The stablecoin king just voted with its treasury, and the vote wasn't even close.
The Summary
- Circle burned $250M USDC on Ethereum while minting $910M on Solana, a net swing of over $1.1B favoring Solana in a single move
- This isn't random capital rotation — it's Circle responding to where liquidity and trading activity have already shifted
- The dependency risk cuts both ways: Solana gets more institutional validation, but Circle's bet becomes a single point of failure if Solana hiccups
The Signal
Circle doesn't move $1.1B in net liquidity on a whim. The burn-and-mint pattern signals where the market has already gone. Traders are choosing Solana for speed and cost. Circle is following the flow, not leading it. This is what capitulation to reality looks like when you're the second-largest stablecoin issuer.
Ethereum still owns institutional DeFi infrastructure. It has the TVL, the regulatory clarity, and the developer tooling. But velocity matters as much as volume. If your stablecoin is sitting in a contract earning 4% on Aave, Circle doesn't care which chain it's on. If it's moving through a hundred hands a day on a Solana DEX, that's where the next billion in market cap gets minted.
"Circle's USDC shift to Solana enhances liquidity and trading conditions, but raises dependency risks if Solana faces disruptions."
The dependency risk is real, but it's not the story. Solana has had outages. It will have more. The story is that Circle decided the upside of Solana's throughput and user growth outweighs the downside of network instability. That's a bet on Solana's 2026 uptime being better than its 2022 uptime. It's also a bet that users care more about transaction costs than they do about five-nines reliability.

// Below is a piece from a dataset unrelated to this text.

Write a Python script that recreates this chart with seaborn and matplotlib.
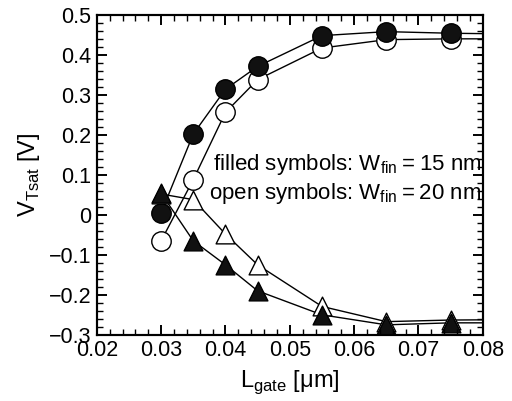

Here's what the burn-mint ratio tells you:
- Ethereum lost 22% of its USDC supply in this move
- Solana gained liquidity equal to 3.6x what Ethereum lost
- The net new issuance went entirely to Solana, suggesting organic demand drove the shift
This isn't Circle abandoning Ethereum. It's Circle acknowledging that stablecoins are multi-chain by default now, and thechain with the most active wallets wins the marginal dollar. Ethereum is the settlement layer. Solana is the trading floor. Circle just restocked the vending machines where people are actually buying.
The Implication
If you're building on Ethereum and your model depends on cheap, liquid stablecoins, watch this trend. USDC is the least volatile asset in crypto, and it's migrating to where users are most active. That's a leading indicator for where developers will build next.
For Solana, this is validation and vulnerability. More institutional capital means more scrutiny. The next time the network stalls, it won't just be traders who notice — it'll be Circle's compliance team and every TradFi partner watching USDC flow. Solana's tech got good enough to handle this. Now it has to stay good enough.